Les attentes sont élevées, car elles sont proportionnelles à l'importance de l'événement. Ce groupe d'experts défend les droits des communautés indigènes dans le monde entier. Nous espérons ainsi recueillir des témoignages de représentant·e·s des peuples indigènes du monde entier, ce qui nous permettra de présenter au Conseil des droits de l'homme de l'ONU une image aussi complète que possible de la situation. L'accent sera mis sur les thèmes suivants :

  • la lutte contre la discrimination raciale et la marginalisation historique des peuples autochtones
  • la nécessité d'accorder une protection avec une approche différenciée
  • le renforcement des espaces d'autonomie, de la souveraineté alimentaire et territoriale des peuples autochtones
  • la reconnaissance et la valorisation des contributions des peuples autochtones dans la lutte contre le changement climatique et dans la justice transitionnelle et les processus de paix en cours.

Dans le cas spécifique de la Colombie, notre participation à cette instance sera l'occasion de dénoncer la situation d'urgence humanitaire ; en effet, les conflits armés et la violence se sont intensifiés ces dernières années. Outre les Afro-Colombiens et les indigènes, les petits paysans colombiens en souffrent également. Les causes de cette situation sont multiples et vont de l'exclusion de ces groupes de la participation politique à la non-application des accords de paix, en passant par l'absence de réforme agraire.
Parallèlement, nous mentionnerons les réalisations et les défis actuels. Ainsi, le nouveau gouvernement de Gustavo Petro semble s'engager davantage que les gouvernements précédents en faveur de la paix et des droits de l'homme. Des espaces importants se sont ouverts, comme la justice spéciale pour la paix ou la commission de la vérité. Nous pourrons thématiser les propositions des peuples indigènes pour la construction d'une paix durable, inclusive et socialement juste.

Avez-vous le sentiment que le Conseil des droits de l'homme de l'ONU est suffisamment informé de la situation précaire dans le Cauca ? Quelles informations sont particulièrement importantes pour l'ONU ?

Tullio : En mars 2024, le rapporteur spécial des Nations unies sur les droits des peuples indigènes a visité le département du Cauca en Colombie, où je travaille. A cette occasion, nous lui avons remis un rapport.
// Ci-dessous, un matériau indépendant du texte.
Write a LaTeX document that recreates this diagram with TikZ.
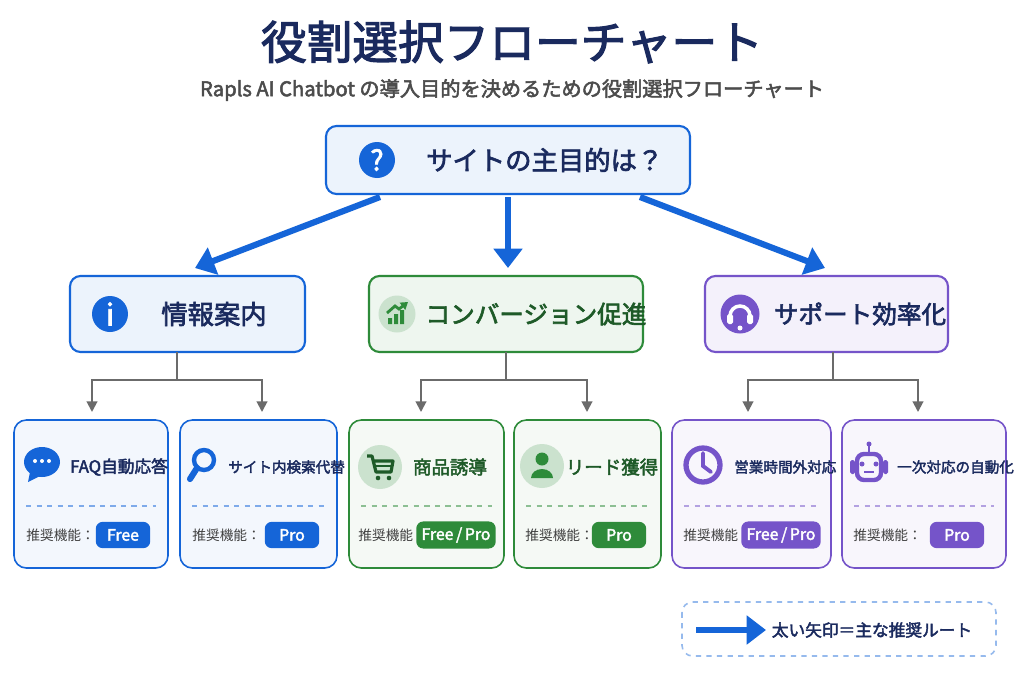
\documentclass[tikz,border=0pt]{standalone}
\usepackage{fontspec}
\setmainfont{Noto Sans CJK JP}[AutoFakeBold=2.5]
\usetikzlibrary{arrows.meta,positioning}
\definecolor{navy}{HTML}{1A2A5E}
\definecolor{bblue}{HTML}{1565D8}
\definecolor{ggreen}{HTML}{2E8B3A}
\definecolor{gdark}{HTML}{1E5A28}
\definecolor{ppurple}{HTML}{7554C9}
\definecolor{grayline}{HTML}{6B6B6B}
\newcommand{\fp}{Free\,/\,Pro}

\tikzset{
  box/.style={draw=#1,fill=#1!8,rounded corners=6pt,line width=1.2pt},
  card/.style={draw=#1,fill=#1!5,rounded corners=7pt,line width=0.9pt},
  badge/.style={fill=#1,rounded corners=4pt,text=white,font=\bfseries\fontsize{9}{9}\selectfont,minimum height=15pt,minimum width=31pt,inner xsep=3pt},
  mainarrow/.style={bblue,line width=3.5pt,-{Triangle[length=11pt,width=16pt]}},
  branch/.style={grayline,line width=1.1pt,-{Triangle[length=6pt,width=6pt]}},
  ctitle/.style={font=\bfseries\fontsize{15}{15}\selectfont},
  cardtitle/.style={font=\bfseries\fontsize{9.5}{9.5}\selectfont},
  smalltitle/.style={font=\bfseries\fontsize{8.3}{8.3}\selectfont},
  rec/.style={text=black!75,font=\fontsize{7.8}{7.8}\selectfont,inner xsep=0pt}
}

\begin{document}
\begin{tikzpicture}[x=0.02cm,y=-0.02cm]
		\useasboundingbox (0,0) rectangle (1024,680);
		\fill[white] (0,0) rectangle (1024,680);
		
		% Titel
		\node[navy,font=\bfseries\fontsize{26}{26}\selectfont] (title) at (512,42) {役割選択フローチャート};
		\node[black!70,font=\bfseries\fontsize{11.5}{11.5}\selectfont] (sub) at (512,90) {Rapls AI Chatbot の導入目的を決めるための役割選択フローチャート};
		
		% Frage
		\draw[box=bblue] (326,126) rectangle (690,194);
		\node[circle,fill=bblue,text=white,inner sep=0pt,minimum size=0.72cm,font=\bfseries\fontsize{16}{16}\selectfont] (qicon) at (377,160) {?};
		\node[navy,ctitle,right=14pt of qicon] (q) {サイトの主目的は？};
		
		% Kategorien
		\draw[box=bblue] (70,276) rectangle (305,352);
		\node[circle,fill=bblue,text=white,inner sep=0pt,minimum size=0.72cm,font=\bfseries\fontsize{17}{17}\selectfont] (iicon) at (110,314) {i};
		\node[navy,ctitle] (info) at (214,314) {情報案内};
		
		\draw[box=ggreen] (369,276) rectangle (643,352);
		\node[circle,fill=ggreen!25,inner sep=0pt,minimum size=0.74cm] (cicon) at (397,314) {};
		\fill[ggreen] (388,324) rectangle (392,318) (394,324) rectangle (398,314) (400,324) rectangle (404,310);
		\draw[ggreen,line width=1.6pt,-{Triangle[length=4pt,width=5pt]}] (387,313) -- (395,306) -- (399,309) -- (408,302);
		\node[gdark,ctitle,font=\bfseries\fontsize{14}{14}\selectfont] (conv) at (536,314) {コンバージョン促進};
		
		\draw[box=ppurple] (705,276) rectangle (948,352);
		\node[circle,fill=ppurple,inner sep=0pt,minimum size=0.78cm] (sicon) at (740,314) {};
		\draw[white,line width=2pt] (730,316) arc (180:360:10);
		\fill[white,rounded corners=1pt] (727,314) rectangle (733,324) (747,314) rectangle (753,324);
		\fill[white] (740,328) circle (2.5);
		\node[navy,ctitle,font=\bfseries\fontsize{14}{14}\selectfont] (supp) at (860,314) {サポート効率化};
		
		% Hauptpfeile
		\draw[mainarrow] (380,197) -- (195,268);
		\draw[mainarrow] (508,197) -- (508,268);
		\draw[mainarrow] (640,197) -- (825,268);
		
		% Karten
		\foreach \xa/\xb/\col in {14/168/bblue,180/337/bblue,349/504/ggreen,514/661/ggreen,672/831/ppurple,842/1006/ppurple}{
			\draw[card=\col] (\xa,420) rectangle (\xb,568);
			\draw[\col!55,dashed,line width=0.8pt] (\xa+12,506) -- (\xb-12,506);
		}
		\foreach \x/\n in {92/k1,262/k2,421/k3,587/k4,748/k5,918/k6}
		\coordinate (\n) at (\x,412);
		
		% Verzweigungen
		\foreach \a/\b/\xc in {k1/k2/177,k3/k4/506,k5/k6/833}{
			\draw[grayline,line width=1.1pt] (\xc,352) -- (\xc,380);
			\draw[branch] (\xc,380) -| (\a);
			\draw[branch] (\xc,380) -| (\b);
		}
		
		% Karte 1
		\fill[bblue] (42,462) ellipse (18 and 15);
		\fill[bblue] (30,472) -- (28,482) -- (40,476) -- cycle;
		\foreach \d in {-7,0,7} \fill[white] (42+\d,461) circle (2);
		\node[navy,cardtitle,anchor=west] (t1) at (64,467) {FAQ自動応答};
		% Karte 2
		\draw[bblue,line width=2.5pt] (204,460) circle (10);
		\draw[bblue,line width=3.5pt,line cap=round] (197,468) -- (190,479);
		\node[navy,smalltitle,anchor=west] (t2) at (222,467) {サイト内検索代替};
		% Karte 3
		\fill[ggreen!25] (380,467) circle (22);
		\draw[gdark,line width=1.8pt,line join=round] (367,456) -- (372,456) -- (376,472) -- (391,472) -- (393,461) -- (374,461);
		\draw[gdark,line width=1.2pt] (376,466) -- (392,466);
		\fill[gdark] (378,478) circle (2.3) (389,478) circle (2.3);
		\node[gdark,cardtitle,font=\bfseries\fontsize{10.5}{10.5}\selectfont] (t3) at (450,467) {商品誘導};
		% Karte 4
		\fill[ggreen!25] (542,466) circle (22);
		\fill[ggreen] (542,459) circle (6.5);
		\fill[ggreen] (531,478) arc (180:360:11 and 9) -- cycle;
		\node[gdark,cardtitle,font=\bfseries\fontsize{10.5}{10.5}\selectfont] (t4) at (612,467) {リード獲得};
		% Karte 5
		\draw[ppurple,line width=3pt] (703,465) circle (17);
		\draw[ppurple,line width=2.2pt,line cap=round] (703,453) -- (703,466) -- (711,472);
		\node[navy,smalltitle,anchor=west] (t5) at (728,467) {営業時間外対応};
		% Karte 6
		\draw[ppurple,line width=2.5pt,rounded corners=4pt] (857,454) rectangle (881,480);
		\draw[ppurple,line width=1.5pt] (869,454) -- (869,446);
		\fill[ppurple] (869,444) circle (2.5) (862,464) circle (2.5) (876,464) circle (2.5);
		\draw[ppurple,line width=1.5pt] (864,472) -- (874,472);
		\fill[ppurple,rounded corners=1pt] (850,460) rectangle (855,474) (883,460) rectangle (888,474);
		\node[navy,smalltitle,anchor=west] (t6) at (891,467) {一次対応の自動化};
		
		% Empfehlungen
		\foreach \x/\xb/\col/\lab/\n in {26/123/bblue/Free/b1,192/292/bblue/Pro/b2,358/456/ggreen/\fp/b3,525/619/ggreen/Pro/b4,683/781/ppurple/\fp/b5,853/957/ppurple/Pro/b6}{
			\node[rec,anchor=west] (r\n) at (\x,535) {推奨機能：};
			\node[badge=\col] (\n) at (\xb,535) {\lab};
		}
		
		% Legende
		\draw[bblue!45,dashed,rounded corners=6pt,line width=0.9pt] (682,602) rectangle (996,656);
		\coordinate (la) at (696,630);
		\coordinate (lb) at (766,630);
		\node[navy,font=\bfseries\fontsize{9.5}{9.5}\selectfont] (leg) at (872,630) {太い矢印＝主な推奨ルート};
		\draw[mainarrow] (la) -- (lb);
	\end{tikzpicture}
\end{document}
Celui-ci contenait une analyse du contexte actuel et de la violence socio-politique dans le département du Cauca. Nous y dénoncions les atteintes systématiques à l'intégrité physique et aux spécificités ethnoculturelles des peuples indigènes.
Bien que nous rendions visibles les violations des droits de l'homme de manière continue, celles-ci ne sont guère perçues ; elles se perdent dans la lutte armée de divers acteurs pour le contrôle social et territorial. C'est pourquoi la participation à cet organe d'experts auprès de l'ONU revêt une telle importance. C'est le seul moyen d'attirer l'attention sur la situation et le quotidien de milliers de personnes concernées au niveau international. Nos informations de première main ont une valeur ajoutée et permettent surtout de mener des enquêtes approfondies.
De plus, la participation offre une occasion importante d'attirer l'attention sur les nombreuses initiatives déjà existantes en faveur de la paix, de la coexistence ou d'une économie alternative et durable - des alternatives à la guerre qui fonctionnent, mais qui ne sont guère visibles en raison de la violence persistante.